_Exercise description_
Give back exactly the lines from the beginning of the listing below to the line holding "const crossPath = 'path://M0,0L10,10M10,0L0,10';", both ends included; the pictures stay out.

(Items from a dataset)
— Start —

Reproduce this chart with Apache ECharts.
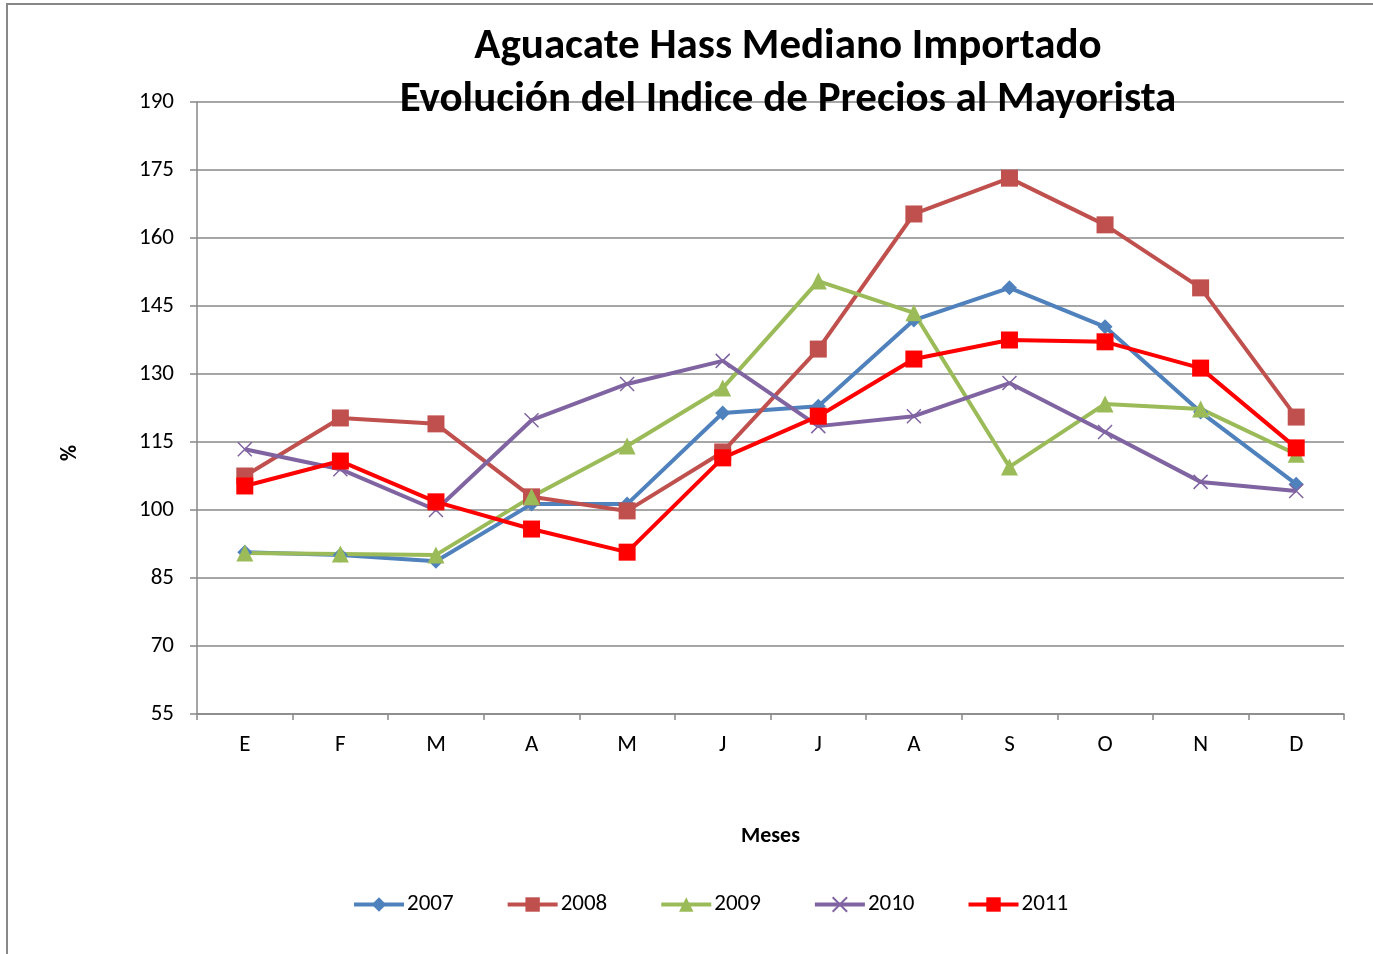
<!DOCTYPE html>
<html>
<head>
<meta charset="utf-8">
<script src="https://cdn.jsdelivr.net/npm/echarts@6/dist/echarts.min.js"></script>
<style>
  html, body { margin: 0; padding: 0; background: #fff; }
  #chart { width: 1373px; height: 954px; }
</style>
</head>
<body>
<div id="chart"></div>
<script>
// 月份（西班牙语首字母）
const months = ['E', 'F', 'M', 'A', 'M', 'J', 'J', 'A', 'S', 'O', 'N', 'D'];

// 各年份指数
const y2007 = [90.7, 90.1, 88.7, 101.3, 101.3, 121.4, 122.9, 141.9, 149.0, 140.4, 121.6, 105.7];
const y2008 = [107.5, 120.3, 119.0, 102.9, 99.8, 112.8, 135.5, 165.3, 173.2, 162.9, 149.0, 120.5];
const y2009 = [90.5, 90.3, 90.1, 102.9, 114.1, 126.9, 150.5, 143.5, 109.5, 123.4, 122.3, 112.3];
const y2010 = [113.4, 109.0, 100.0, 119.8, 127.8, 132.9, 118.5, 120.7, 128.0, 117.2, 106.2, 104.2];
const y2011 = [105.3, 110.8, 101.8, 95.8, 90.7, 111.5, 120.7, 133.3, 137.5, 137.1, 131.3, 113.7];

const chart = echarts.init(document.getElementById('chart'));

const font = 'Calibri, Carlito, Lato, "Open Sans", sans-serif';
const crossPath = 'path://M0,0L10,10M10,0L0,10';

function makeSeries(name, data, color, symbol, size) {
    return {
        name: name,
        type: 'line',
        data: data,
        symbol: symbol,
        symbolSize: size,
        lineStyle: { color: color, width: 4 },
        itemStyle: { color: color, borderColor: color, borderWidth: symbol === crossPath ? 1.5 : 0 },
        z: 3
    };
}

const option = {
    backgroundColor: '#fff',
    animation: false,
    textStyle: { fontFamily: font },
    title: {
        text: 'Aguacate Hass Mediano Importado\nEvolución del Indice de Precios al Mayorista',
        left: 783,
        textAlign: 'center',
        top: 16,
        textStyle: { fontSize: 43, fontWeight: 'bold', color: '#000', lineHeight: 53, fontFamily: font }
    },
    grid: { left: 197, right: 29, top: 102, bottom: 240 },
    legend: {
        bottom: 38,
        left: 352,
        padding: 0,
        itemGap: 52,
        itemWidth: 50,
        itemHeight: 18,
        lineStyle: { width: 4 },
        textStyle: { fontSize: 23, color: '#000', fontFamily: font, padding: [0, 0, 0, -2] },
        data: ['2007', '2008', '2009', '2010', '2011']
    },
    xAxis: {
        type: 'category',
        data: months,
        boundaryGap: true,
        name: 'Meses',
        nameLocation: 'middle',
        nameGap: 111,
        nameTextStyle: { fontSize: 22, fontWeight: 'bold', color: '#000' },
        axisLine: { lineStyle: { color: '#888', width: 1.5 } },
        axisTick: { show: true, length: 6, alignWithLabel: false, lineStyle: { color: '#888', width: 1.5 } },
        axisLabel: { fontSize: 23, color: '#000', margin: 20 }
    },
    yAxis: {
        type: 'value',
        min: 55,
        max: 190,
        interval: 15,
        axisLine: { show: true, lineStyle: { color: '#888', width: 1.5 } },
        axisTick: { show: true, length: 7, lineStyle: { color: '#888', width: 1.5 } },
        axisLabel: { fontSize: 23, color: '#000', margin: 23 },
        splitLine: { lineStyle: { color: '#888', width: 1.5 } }
    },
    graphic: [{
        type: 'rect',
        shape: { x: 7, y: 4, width: 1400, height: 1000 },
        style: { fill: 'none', stroke: '#888', lineWidth: 2 },
        silent: true
    }, {
        // 纵轴标题 "%"
        type: 'text',
        x: 70,
        y: 453,
        rotation: Math.PI / 2,
        style: {
            text: '%',
            fontSize: 22,
            fontWeight: 'bold',
            fontFamily: font,
            fill: '#000',
            align: 'center',
            verticalAlign: 'middle'
        },
        silent: true
    }],
    series: [
        makeSeries('2007', y2007, '#4F81BD', 'diamond', 15),
        makeSeries('2008', y2008, '#C0504D', 'rect', 17),
        makeSeries('2009', y2009, '#9BBB59', 'triangle', 17),
        makeSeries('2010', y2010, '#8064A2', crossPath, 14),
        makeSeries('2011', y2011, '#FF0000', 'rect', 17)
    ]
};

chart.setOption(option);
</script>
</body>
</html>
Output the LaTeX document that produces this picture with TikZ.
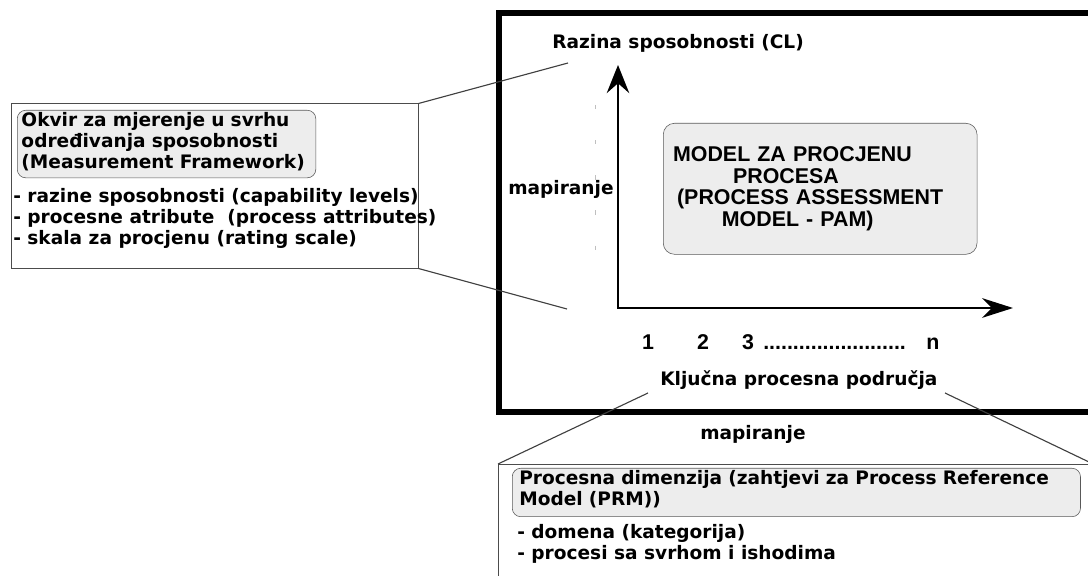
\documentclass[tikz,border=0pt]{standalone}
\usepackage{fontspec}
\setmainfont{DejaVu Sans}
\newfontfamily\arialfont{Liberation Sans}
\usetikzlibrary{arrows.meta}

\begin{document}
\begin{tikzpicture}[x=0.025cm, y=-0.025cm,
    txt/.style={font=\bfseries\fontsize{13.2}{15}\selectfont, inner sep=0pt},
    arialtxt/.style={font=\arialfont\bfseries\fontsize{15.2}{15.4}\selectfont, inner sep=0pt},
    titlebox/.style={txt, draw=black!65, fill=black!7, rounded corners=6pt,
        inner xsep=3pt, inner ysep=1.5pt, align=left, anchor=north west},
    outerbox/.style={draw=black!70, line width=0.7pt, inner sep=0pt},
    link/.style={draw=black!75, line width=0.8pt}]
%\draw [help lines, step=50] (0,0) grid (1088,576);
    \useasboundingbox (0,0) rectangle (1088,576);
    \clip (0,0) rectangle (1088,576);
    % okvir za mjerenje
    \node[outerbox, minimum width=10.15cm, minimum height=4.1cm] (mfbox) at (215,186) {};
    \node[titlebox, text width=7.25cm] (mftitle) at (17,110)
        {Okvir za mjerenje u svrhu\\ određivanja sposobnosti\\
         (Measurement Framework)\rule[-5pt]{0pt}{0pt}};
    \node[txt, align=left, anchor=north west] (mflist) at (13,188)
        {- razine sposobnosti (capability levels)\\
         - procesne atribute\ \ (process attributes)\\
         - skala za procjenu (rating scale)};
    % glavni okvir
    \draw[line width=4.3pt] (499,13) rectangle (1110,412);
    \coordinate (clEnd) at (568,63);
    \coordinate (orgEnd) at (567,309);
    \draw[link] (mfbox.north east) -- (clEnd);
    \draw[link] (mfbox.south east) -- (orgEnd);
    \draw[black!25, line width=0.6pt, dash pattern=on 3pt off 22pt] (595,105) -- (595,256);
    % osi
    \coordinate (org) at (618,308);
    \coordinate (ytip) at (618,65);
    \coordinate (xtip) at (1013,308);
    \draw[line width=1.5pt, {Stealth[length=20pt, width=16pt, inset=7pt]}-{Stealth[length=22pt, width=14pt, inset=7pt]}]
        (ytip) -- (org) -- (xtip);
    \node[txt, anchor=base west] (cl) at (552,49) {Razina sposobnosti (CL)};
    \node[txt, anchor=base west] (mapL) at (508,195) {mapiranje};
    \node[arialtxt, draw=black!65, fill=black!7, rounded corners=8pt, anchor=north west,
          inner xsep=7pt, text width=7.35cm, minimum height=3.275cm, align=left] (pam) at (663,123)
        {MODEL ZA PROCJENU\\
         \hspace*{1.5cm}PROCESA\\
         \hspace*{0.1cm}(PROCESS ASSESSMENT\\
         \hspace*{1.22cm}MODEL - PAM)};
    \node[arialtxt, anchor=base] (n1) at (648,350) {1};
    \node[arialtxt, anchor=base] (n2) at (703,350) {2};
    \node[arialtxt, anchor=base] (n3) at (748,350) {3};
    \node[arialtxt, anchor=base west] (dots) at (763,350) {........................};
    \node[arialtxt, anchor=base] (nn) at (933,350) {n};
    \node[txt, anchor=base west] (kpp) at (660,386) {Ključna procesna područja};
    \coordinate (kppL) at (648,393);
    \coordinate (kppR) at (945,393);
    \node[txt, anchor=base west] (mapB) at (700,440) {mapiranje};
    % procesna dimenzija
    \node[outerbox, anchor=north west, minimum width=14.85cm, minimum height=4cm] (prmbox) at (498,464) {};
    \draw[link] (kppL) -- (prmbox.north west);
    \draw[link] (kppR) -- (prmbox.north east);
    \node[titlebox, text width=13.85cm, inner xsep=5pt] (prmtitle) at (512,468)
        {Procesna dimenzija (zahtjevi za Process Reference\\
         Model (PRM))\rule[-6.4pt]{0pt}{0pt}};
    \node[txt, align=left, anchor=north west] (prmlist) at (517,524)
        {- domena (kategorija)\\
         - procesi sa svrhom i ishodima};
\end{tikzpicture}
\end{document}
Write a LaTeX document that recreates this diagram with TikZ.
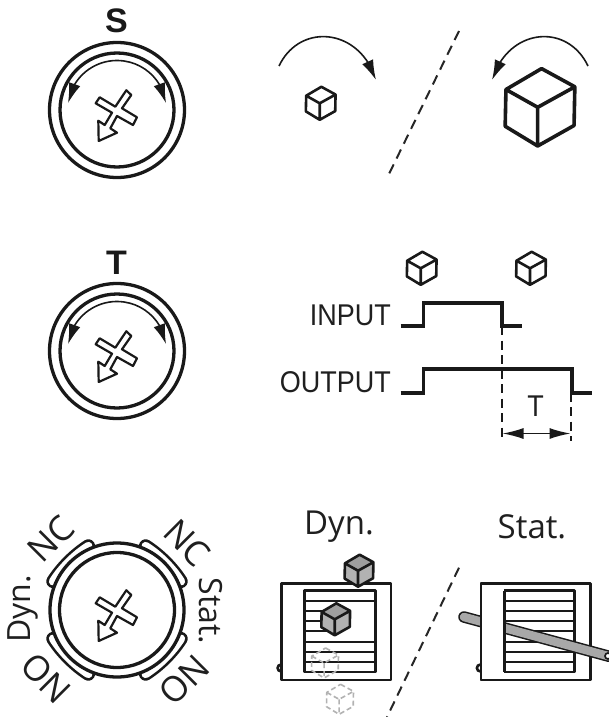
\documentclass[tikz,border=0pt]{standalone}
\usepackage{fontspec}
\setmainfont{Liberation Sans}
\newfontfamily\labelfont{Open Sans}
\usetikzlibrary{arrows.meta,bending}
\definecolor{penGray}{gray}{0.66}
\definecolor{ghostGray}{gray}{0.70}
\tikzset{
  x=1pt,y=-1pt,
  ink/.style={line width=#1,draw=black!90,line join=round},
  ink/.default=2.4pt,
  ringline/.style={draw=black!90,line width=3.3pt},
  wave/.style={draw=black!90,line width=3.6pt,line join=miter},
  guide/.style={draw=black!90,line width=1.6pt,dash pattern=on 9pt off 5.5pt},
  slant/.style={draw=black!85,line width=2pt,dash pattern=on 10pt off 6.5pt},
  bigtip/.style={-{Latex[length=20pt,width=12pt,flex]}},
  twotip/.style={{Latex[length=20pt,width=12pt,flex]}-{Latex[length=20pt,width=12pt,flex]}},
  wavelabel/.style={font=\fontsize{30}{30}\selectfont,xscale=.9,text=black!88,inner sep=0pt},
  sidelabel/.style={font=\labelfont\fontsize{33}{33}\selectfont,text=black!88,inner sep=0pt},
  diallabel/.style={font=\labelfont\fontsize{32}{32}\selectfont,text=black!88,inner sep=0pt},
  cornerlabel/.style={font=\labelfont\fontsize{35}{35}\selectfont,text=black!88,inner sep=0pt},
  letter/.style={font=\bfseries\fontsize{34}{34}\selectfont,text=black!90,inner sep=0pt},
  pics/knob/.style={code={
    \draw[ink=2.2pt,fill=white]
      (9.3,-19.7)--(14.3,-15)--(5,-1.7)--(20,7.3)--(16,15)--(0,6)--(-6.7,18.3)--(0,22.7)
      --(-18.3,31)--(-18.7,10.7)--(-12.3,15)--(-5,2.7)--(-21.3,-6.7)--(-17.3,-12.7)--(-1.7,-3.3)--cycle;
  }},
  pics/cube/.style args={#1/#2/#3/#4/#5}{code={
    \path[fill=#4] (.9*#1,-.53*#1)--(.88*#1,.47*#1)--(-.06*#1,#1)--(-.9*#1,.49*#1)--(-.88*#1,-.46*#1)--(-.06*#1,0)--cycle;
    \path[fill=#5] (.04*#1,-#1)--(.9*#1,-.53*#1)--(-.06*#1,0)--(-.88*#1,-.46*#1)--cycle;
    \draw[line width=#2,draw=#3,line join=round]
      (.04*#1,-#1)--(.9*#1,-.53*#1)--(.88*#1,.47*#1)--(-.06*#1,#1)--(-.9*#1,.49*#1)--(-.88*#1,-.46*#1)--cycle
      (-.88*#1,-.46*#1)--(-.06*#1,0)--(.9*#1,-.53*#1) (-.06*#1,0)--(-.06*#1,#1);
  }},
  pics/ghost/.style={code={
    \draw[line width=1.6pt,draw=ghostGray,dash pattern=on 5pt off 3pt,line join=round]
      (.04*15,-15)--(.9*15,-.53*15)--(.88*15,.47*15)--(-.06*15,15)--(-.9*15,.49*15)--(-.88*15,-.46*15)--cycle;
    \draw[line width=1.6pt,draw=ghostGray,dash pattern=on 5pt off 3pt]
      (-.88*15,-.46*15)--(-.06*15,0)--(.9*15,-.53*15) (-.06*15,0)--(-.06*15,15);
  }}
}
\begin{document}
\begin{tikzpicture}
\useasboundingbox[fill=white] (0,0) rectangle (609,717);

% ---------- S row
\node[letter] (sLetter) at (116.5,21) {S};
\coordinate (sC) at (117,110);
\draw[ringline] (sC) circle (67.5);
\draw[ringline] (sC) circle (57);
\draw[draw=black!90,line width=1.6pt,twotip] (68,103.1) arc[start angle=188,end angle=352,radius=49.5];
\pic at (sC) {knob};
\coordinate (topArcAs) at (279,66);
\coordinate (topArcAe) at (376,80);
\draw[draw=black!90,line width=1.6pt,bigtip] (topArcAs) .. controls (300,22) and (360,28) .. (topArcAe);
\coordinate (topArcBs) at (588,66);
\coordinate (topArcBe) at (492,80);
\draw[draw=black!90,line width=1.6pt,bigtip] (topArcBs) .. controls (567,22) and (508,28) .. (topArcBe);
\coordinate (slashAa) at (459,31);
\coordinate (slashAb) at (387,178);
\draw[slant] (slashAa) -- (slashAb);
\pic at (320.7,103.3) {cube={16.5/2.6pt/black!90/white/white}};
\pic at (540,107.3) {cube={38.7/3.6pt/black!90/white/white}};

% ---------- T row
\node[letter] (tLetter) at (116.5,262.5) {T};
\coordinate (tC) at (117,351);
\draw[ringline] (tC) circle (67.5);
\draw[ringline] (tC) circle (57);
\draw[draw=black!90,line width=1.6pt,twotip] (68,344.1) arc[start angle=188,end angle=352,radius=49.5];
\pic at (tC) {knob};
\pic at (421.7,268.3) {cube={16.5/2.6pt/black!90/white/white}};
\pic at (531,268.3) {cube={16.5/2.6pt/black!90/white/white}};
\node[wavelabel,anchor=east] (inLabel) at (391,315) {INPUT};
\node[wavelabel,anchor=east] (outLabel) at (391,382.5) {OUTPUT};
\coordinate (inA) at (400.7,326);
\coordinate (outA) at (400.7,392.7);
\draw[wave] (inA) -- (423.3,326) -- (423.3,302.7) -- (501.7,302.7) -- (501.7,326) -- (522.3,326);
\draw[wave] (outA) -- (423.3,392.7) -- (423.3,369) -- (571.7,369) -- (571.7,392.7) -- (591.7,392.7);
\coordinate (dashA) at (501.7,326);
\coordinate (dashAb) at (501.7,441);
\coordinate (dashB) at (571,392.7);
\coordinate (dashBb) at (571,441);
\draw[guide] (dashA) -- (dashAb);
\draw[guide] (dashB) -- (dashBb);
\coordinate (dimA) at (502.5,433.5);
\coordinate (dimB) at (570.5,433.5);
\draw[draw=black!90,line width=1.5pt,{Latex[length=21pt,width=11pt]}-{Latex[length=21pt,width=11pt]}] (dimA) -- (dimB);
\node[wavelabel] (tVal) at (535.7,406) {T};

% ---------- third row: dial
\coordinate (dC) at (117,610);
\foreach \ang in {45,135,225,315}{
  \begin{scope}[shift={(dC)},rotate=\ang]
    \draw[draw=black!90,line width=13.5pt,line cap=round] (65.5,-25) .. controls (69,-9) and (69,9) .. (65.5,25);
    \draw[draw=white,line width=8.3pt,line cap=round] (65.5,-25) .. controls (69,-9) and (69,9) .. (65.5,25);
  \end{scope}
}
\draw[ringline,fill=white] (dC) circle (67);
\draw[ringline] (dC) circle (57.5);
\pic at (dC) {knob};
\node[cornerlabel,rotate=45] (nc1) at (51,539) {NC};
\node[cornerlabel,rotate=-45] (nc2) at (187,543) {NC};
\node[diallabel,rotate=90] (dyn1) at (23,609) {Dyn.};
\node[diallabel,rotate=-90] (stat1) at (210.7,611) {Stat.};
\node[cornerlabel,rotate=135] (no1) at (46,678) {NO};
\node[cornerlabel,rotate=225] (no2) at (184,680) {NO};

% ---------- Dyn panel
\node[sidelabel] (dynT) at (339,527) {Dyn.};
\node[sidelabel] (statT) at (532,526.5) {Stat.};
\draw[line width=2.6pt,draw=black!90,fill=white] (281,668) circle (3.4);
\draw[ink=2.6pt,fill=white] (281.7,583.3) rectangle (391,680);
\draw[ink=2.6pt,fill=white] (304.3,590.7) rectangle (375.7,672);
\foreach \yy in {601,641.7,651.7,662.3}{\draw[ink=1.9pt] (304.3,\yy) -- (375.7,\yy);}
\foreach \yy in {611,621,631}{\draw[ink=1.9pt] (304.3,\yy) -- (330,\yy);}
\pic at (325,663) {ghost};
\pic at (340,699.3) {ghost};
\pic at (359,570.7) {cube={16/2.6pt/black!90/black!30/black!38}};
\pic at (335.7,619.3) {cube={16/2.6pt/black!90/black!30/black!38}};

% ---------- slash
\coordinate (slashBa) at (459,567.7);
\coordinate (slashBb) at (387,717);
\draw[slant] (slashBa) -- (slashBb);

% ---------- Stat panel
\draw[line width=2.6pt,draw=black!90,fill=white] (480.3,668) circle (3.4);
\draw[ink=2.6pt,fill=white] (481,583.3) rectangle (590.3,680);
\draw[ink=2.6pt,fill=white] (504.3,590.7) rectangle (574.3,672);
\foreach \yy in {601,611,621,631,641.7,651.7,662.3}{\draw[ink=1.9pt] (504.3,\yy) -- (574.3,\yy);}
\coordinate (penA) at (464,617);
\coordinate (penB) at (609,656.3);
\draw[draw=black!90,line width=11.5pt,line cap=round] (penA) -- (penB);
\draw[draw=penGray,line width=8.5pt,line cap=round] (penA) -- (penB);
\draw[ink=1.7pt,fill=white] (608,656) circle (3);
\fill[white] (481,583.3) rectangle (504.3,680);
\draw[ink=2.6pt] (504.3,583.3) -- (481,583.3) -- (481,680) -- (504.3,680);
\draw[ink=2.6pt] (504.3,590.7) -- (504.3,672);
\end{tikzpicture}
\end{document}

— End —

_Task answer_
Reproduce this chart with Apache ECharts.
<!DOCTYPE html>
<html>
<head>
<meta charset="utf-8">
<script src="https://cdn.jsdelivr.net/npm/echarts@6/dist/echarts.min.js"></script>
<style>
  html, body { margin: 0; padding: 0; background: #fff; }
  #chart { width: 1373px; height: 954px; }
</style>
</head>
<body>
<div id="chart"></div>
<script>
// 月份（西班牙语首字母）
const months = ['E', 'F', 'M', 'A', 'M', 'J', 'J', 'A', 'S', 'O', 'N', 'D'];

// 各年份指数
const y2007 = [90.7, 90.1, 88.7, 101.3, 101.3, 121.4, 122.9, 141.9, 149.0, 140.4, 121.6, 105.7];
const y2008 = [107.5, 120.3, 119.0, 102.9, 99.8, 112.8, 135.5, 165.3, 173.2, 162.9, 149.0, 120.5];
const y2009 = [90.5, 90.3, 90.1, 102.9, 114.1, 126.9, 150.5, 143.5, 109.5, 123.4, 122.3, 112.3];
const y2010 = [113.4, 109.0, 100.0, 119.8, 127.8, 132.9, 118.5, 120.7, 128.0, 117.2, 106.2, 104.2];
const y2011 = [105.3, 110.8, 101.8, 95.8, 90.7, 111.5, 120.7, 133.3, 137.5, 137.1, 131.3, 113.7];

const chart = echarts.init(document.getElementById('chart'));

const font = 'Calibri, Carlito, Lato, "Open Sans", sans-serif';
const crossPath = 'path://M0,0L10,10M10,0L0,10';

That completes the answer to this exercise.